Bp Piotr Libera przewodniczył Eucharystii, którą wraz z nim koncelebrowało dziewięciu księży. Powiedział, że modli się, aby członkowie wspólnoty Domowego Kościoła nie ustawali w budowaniu każdego dnia „świątyni swego serca”. To jest pierwsze i najważniejsze zadanie. Bez tego nie osiągną dojrzałości w Chrystusie, która jest celem formacji.

Przypomniał, że wspomnienie Niepokalanego Serca Najświętszej Maryi Panny obchodzi się w Kościele nazajutrz po uroczystości Najświętszego Serca Pana Jezusa. Każdy chrześcijanin, na wzór Maryi, winien kształtować się w szkole Jezusa, by jego serce stawało się coraz bardziej podobne do Serca Syna Bożego - „Świątyni Boga” i „Przybytku Najwyższego”.

Kaznodzieja zaznaczył, że człowiecze serce to po prostu sumienie, samo centrum osoby ludzkiej, w którym Bóg daje się poznać człowiekowi. Medytacyjna i kontemplacyjna postawa Maryi jest zaproszeniem dla świeckich i duchownych, którzy w życiu chrześcijańskim, religijnym szukają czegoś więcej. Chcą „więcej Jezusa”: więcej Jego miłości, żywej obecności, łaski, opieki.

„Postawa Maryi to swoisty drogowskaz, wszak pragniemy stawać się Bożymi maksymalistami, nie zaś minimalistami. Kiedy bowiem człowiek, pomimo różnorodnych problemów, z jakim nieustannie się zmaga, pomimo rozlicznych obowiązków i ciągłego braku czasu, potrafi zaangażować się we wspólnotę Domowego Kościoła, to znaczy, że jest osobą, która autentycznie pragnie i szuka czegoś więcej. Nie minimum, ale maksimum” – powiedział bp Libera.

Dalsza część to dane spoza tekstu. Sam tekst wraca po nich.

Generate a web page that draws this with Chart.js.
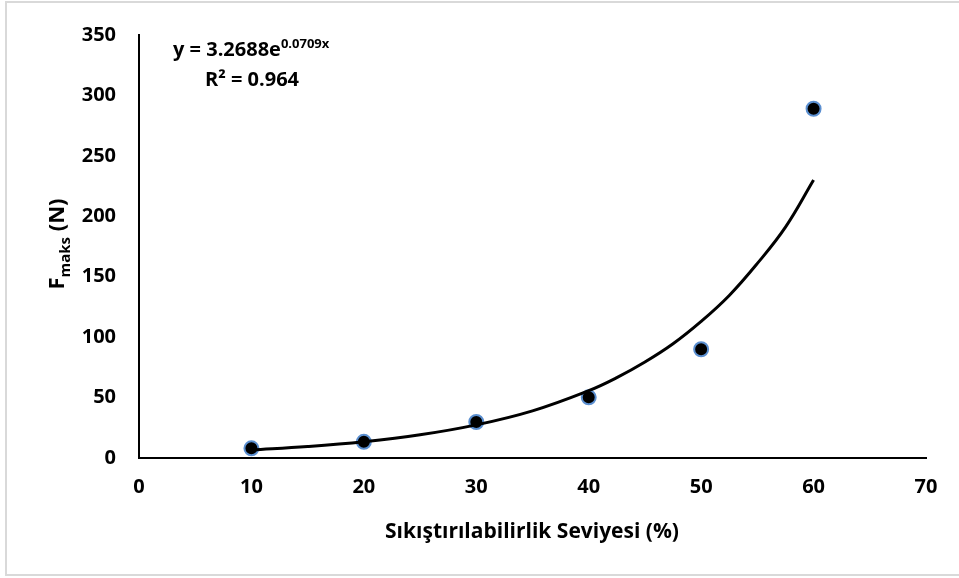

Spotkanie z Jezusem w Eucharystii, uważne słuchanie Jego słowa, jak również spotkanie w grupie małżonków i wspólne pochylenie się nad Ewangelią - to wszystko powinno być swoistym ziarnem, które upadłszy w żyzną glebę duszy, wyda dobre owoce codziennych decyzji, wyborów, konkretnych uczynków.

Fotorelacja Gościa Płockiego

„Jeśli ktoś sprowadza swoją wiarę tylko i wyłącznie do udziału w takich czy innych obrzędach, jeśli nie żyje tą wiarą na co dzień, jeśli nie przekłada się ona na jego odniesienie do drugiego człowieka - jednym słowem: jeśli nie zachowuje w sercu tajemnic wiary, nie pielęgnuje pamięci o obecności Boga na wzór Maryi - to rodzi się pytanie: jaką wartość ma taka powierzchowna wiara? I co tak naprawdę kryje się wówczas w sercu człowieka?” – zapytał hierarcha.

Spotkanie Domowego Kościoła Diecezji Płockiej rozpoczęło się zawiązaniem wspólnoty, które poprowadził ks. kan. Sławomir Andrzej Stefański, gospodarz miejsca, a zarazem moderator Domowego Kościoła w diecezji. W programie były też relacje przedstawicieli sześciu rejonów (Płock, Rypin, Płońsk, Ciechanów, Przasnysz, Pułtusk) o prowadzonej w nich działalności. Para diecezjalna Iwona i Marian Morozowie z parafii Zegrze przedstawili sprawozdanie ze swojej 3-letniej posługi, na zakończenie kadencji. Natomiast Hanna i Henryk Kowalczyk z Krucjaty Wyzwolenia Człowieka zaprosili do udziału w powstającej Diakonii Wyzwolenia.

Później w Domu Rzemiosła w Pułtusku odbyła się agapa oraz wybór kandydatów na nową parę diecezjalną. Wytypowano trzy pary małżeńskie. Byli to: Monika i Marcin Chrustowscy z parafii św. Wojciecha w Nasielsku, Jolanta i Adam Przybysz z parafii św. Piotra Apostoła w Ciechanowie, Iwona i Jan Sieradzcy z kręgu w parafii św. Maksymiliana Marii Kolbego w Płocku. Ostatecznego wyboru dokona w najbliższych dniach biskup płocki.

Diecezjalny Dzień Wspólnoty Domowego Kościoła Diecezji Płockiej odbył się w setną rocznicę chrztu św. Jana Pawła II. W diecezji istnieje aktualnie 70 kręgów Domowego Kościoła.